→ **DATA BLOCK**
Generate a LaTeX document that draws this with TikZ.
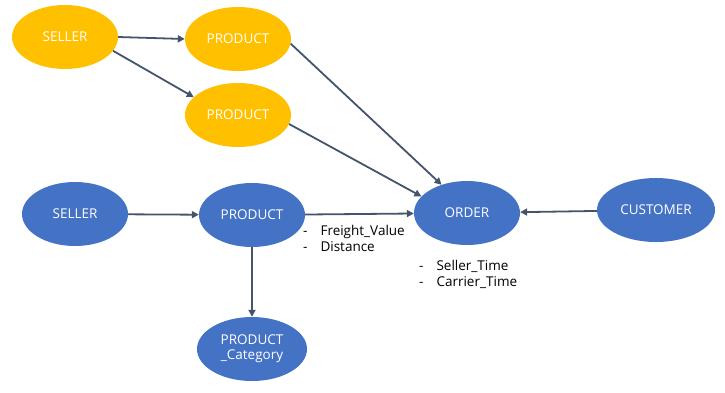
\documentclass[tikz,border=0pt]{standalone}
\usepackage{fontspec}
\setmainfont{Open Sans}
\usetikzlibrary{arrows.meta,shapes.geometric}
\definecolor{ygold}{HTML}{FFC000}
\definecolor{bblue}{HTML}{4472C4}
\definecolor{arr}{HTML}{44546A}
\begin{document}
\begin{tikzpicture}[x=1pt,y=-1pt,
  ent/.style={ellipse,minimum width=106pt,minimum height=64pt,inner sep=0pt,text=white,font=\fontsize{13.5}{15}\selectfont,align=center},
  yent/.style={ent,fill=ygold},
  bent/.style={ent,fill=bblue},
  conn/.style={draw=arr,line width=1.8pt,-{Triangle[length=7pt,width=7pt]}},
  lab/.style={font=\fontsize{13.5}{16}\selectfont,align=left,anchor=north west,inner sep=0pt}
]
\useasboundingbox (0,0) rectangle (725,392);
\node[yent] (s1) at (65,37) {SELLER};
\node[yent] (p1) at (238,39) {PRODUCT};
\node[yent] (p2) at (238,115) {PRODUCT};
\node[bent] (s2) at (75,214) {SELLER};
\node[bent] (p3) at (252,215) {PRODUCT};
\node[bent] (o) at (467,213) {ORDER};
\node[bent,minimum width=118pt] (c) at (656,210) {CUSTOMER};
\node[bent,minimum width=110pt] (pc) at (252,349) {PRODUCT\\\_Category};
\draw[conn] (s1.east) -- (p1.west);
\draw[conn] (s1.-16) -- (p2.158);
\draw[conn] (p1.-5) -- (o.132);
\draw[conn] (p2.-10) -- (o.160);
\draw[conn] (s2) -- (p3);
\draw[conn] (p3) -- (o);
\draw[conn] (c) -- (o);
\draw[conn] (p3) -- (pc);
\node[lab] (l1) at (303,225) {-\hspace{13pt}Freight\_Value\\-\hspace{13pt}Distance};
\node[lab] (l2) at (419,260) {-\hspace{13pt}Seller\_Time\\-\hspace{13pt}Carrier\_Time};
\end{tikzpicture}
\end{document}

→ **EXERCISE DESCRIPTION**
Return the listing above word for word, with the pictures removed.

→ **OUTPUT OF THE EXERCISE**
Generate a LaTeX document that draws this with TikZ.
\documentclass[tikz,border=0pt]{standalone}
\usepackage{fontspec}
\setmainfont{Open Sans}
\usetikzlibrary{arrows.meta,shapes.geometric}
\definecolor{ygold}{HTML}{FFC000}
\definecolor{bblue}{HTML}{4472C4}
\definecolor{arr}{HTML}{44546A}
\begin{document}
\begin{tikzpicture}[x=1pt,y=-1pt,
  ent/.style={ellipse,minimum width=106pt,minimum height=64pt,inner sep=0pt,text=white,font=\fontsize{13.5}{15}\selectfont,align=center},
  yent/.style={ent,fill=ygold},
  bent/.style={ent,fill=bblue},
  conn/.style={draw=arr,line width=1.8pt,-{Triangle[length=7pt,width=7pt]}},
  lab/.style={font=\fontsize{13.5}{16}\selectfont,align=left,anchor=north west,inner sep=0pt}
]
\useasboundingbox (0,0) rectangle (725,392);
\node[yent] (s1) at (65,37) {SELLER};
\node[yent] (p1) at (238,39) {PRODUCT};
\node[yent] (p2) at (238,115) {PRODUCT};
\node[bent] (s2) at (75,214) {SELLER};
\node[bent] (p3) at (252,215) {PRODUCT};
\node[bent] (o) at (467,213) {ORDER};
\node[bent,minimum width=118pt] (c) at (656,210) {CUSTOMER};
\node[bent,minimum width=110pt] (pc) at (252,349) {PRODUCT\\\_Category};
\draw[conn] (s1.east) -- (p1.west);
\draw[conn] (s1.-16) -- (p2.158);
\draw[conn] (p1.-5) -- (o.132);
\draw[conn] (p2.-10) -- (o.160);
\draw[conn] (s2) -- (p3);
\draw[conn] (p3) -- (o);
\draw[conn] (c) -- (o);
\draw[conn] (p3) -- (pc);
\node[lab] (l1) at (303,225) {-\hspace{13pt}Freight\_Value\\-\hspace{13pt}Distance};
\node[lab] (l2) at (419,260) {-\hspace{13pt}Seller\_Time\\-\hspace{13pt}Carrier\_Time};
\end{tikzpicture}
\end{document}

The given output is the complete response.